Chris Tromp verraste Ernst Delwel met zijn openingskeuze, waarna Ernst met een witte loper op b7 en achtergebleven pion op c7 tegen twee sterke witte pionnen op b5 en d5 aankeek. Hij was dan ook bepaald niet gelukkig met zijn eigen stelling. Wit beheerste wat meer ruimte en de halfopen d-lijn, terwijl zwart zware stukken op de halfopen e-lijn had neergezet. Ernst had wel de mogelijkheid zijn pionnen op de koningsvleugel naar het front te sturen en toen hij f5-f4 (diagram)

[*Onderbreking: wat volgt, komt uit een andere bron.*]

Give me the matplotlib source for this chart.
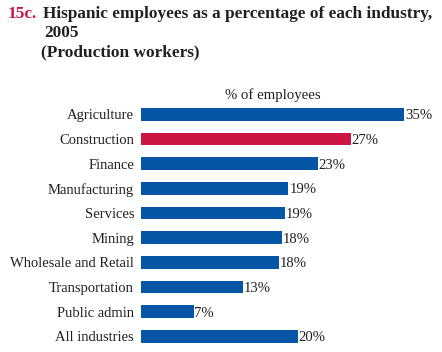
import matplotlib
matplotlib.use("Agg")
import matplotlib.pyplot as plt

# industries, top to bottom
industries = ["Agriculture", "Construction", "Finance", "Manufacturing", "Services",
              "Mining", "Wholesale and Retail", "Transportation", "Public admin",
              "All industries"]
pct = [35.0, 27.9, 23.5, 19.6, 19.2, 18.7, 18.3, 13.6, 7.0, 20.8]
pct_labels = ["35%", "27%", "23%", "19%", "19%", "18%", "18%", "13%", "7%", "20%"]

BLUE = "#0556A6"
RED = "#CC1541"
INK = "#231F20"

plt.rcParams["font.family"] = ["Liberation Serif", "DejaVu Serif"]

W, H = 442, 352
fig = plt.figure(figsize=(W / 100, H / 100), dpi=100)
fig.patch.set_facecolor("white")

# axes placed in pixel terms
left, right, top, bottom = 141, 442, 102, 348.6
ax = fig.add_axes([left / W, 1 - bottom / H, (right - left) / W, (bottom - top) / H])

colors = [RED if name == "Construction" else BLUE for name in industries]
y = range(len(industries))
ax.barh(y, pct, height=0.51, color=colors, edgecolor="none")
for yi, v, lab in zip(y, pct, pct_labels):
    ax.text(v + 0.1, yi, lab, ha="left", va="center_baseline", fontsize=10.6, color=INK)

ax.set_xlim(0, 40)
ax.set_ylim(len(industries) - 0.5, -0.5)
ax.set_yticks(list(y))
ax.set_yticklabels(industries, fontsize=10.5, color=INK, va="center_baseline")
ax.tick_params(axis="y", length=0, pad=5)
ax.set_xticks([])
for s in ax.spines.values():
    s.set_visible(False)

fig.text(273 / W, 1 - 94 / H, "% of employees", ha="center", va="center_baseline",
         fontsize=10.6, color=INK)

# title
TS = 12.4
fig.text(8 / W, 1 - 12 / H, "15c.", ha="left", va="center_baseline", fontsize=TS,
         fontweight="bold", color=RED)
fig.text(43 / W, 1 - 12 / H, "Hispanic employees as a percentage of each industry,",
         ha="left", va="center_baseline", fontsize=TS, fontweight="bold", color=INK)
fig.text(44 / W, 1 - 31 / H, "2005", ha="left", va="center_baseline", fontsize=TS,
         fontweight="bold", color=INK)
fig.text(41 / W, 1 - 50 / H, "(Production workers)", ha="left", va="center_baseline",
         fontsize=TS, fontweight="bold", color=INK)

fig.savefig("out.png", dpi=100)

Jan Post leek tegen Gela Nikoladze lange tijd aan de goede kant van de score uit te zullen komen. Na een onnauwkeurigheid van Gela veroverde Jan een pion op d5. Gela probeerde er het beste van te maken, nam een open g-lijn met zijn torens in bezit en keek niet op een pionnetje meer of minder. Hoewel Jan inmiddels drie pionnen voorstond, kreeg Gela toch wat venijnige kansjes. Toen Jan dacht met zijn loper op soliede wijze pion f4 te dekken, overzag hij een penning en verloor hij pardoes zijn mooie loper. Blijkbaar hierdoor behoorlijk aangeslagen, bleek Gela over de sterkere zenuwen te beschikken en ging er alsnog met de winst vandoor.
De partij die als eerste klaar was werd gespeeld door David Carlsson en Huig Visser. Na een rustige opening, gebeurde er van alles. Huig gaf een stuk tegen twee, later één pion. David stond inmiddels een “stuk” beter. Omdat Huig vooral probeerde zelf kansen te creëren, overzag hij de dreigingen van David, die hem vanwege een penning nog een stuk kostte. Daarom gaf hij in een hopeloze stelling op.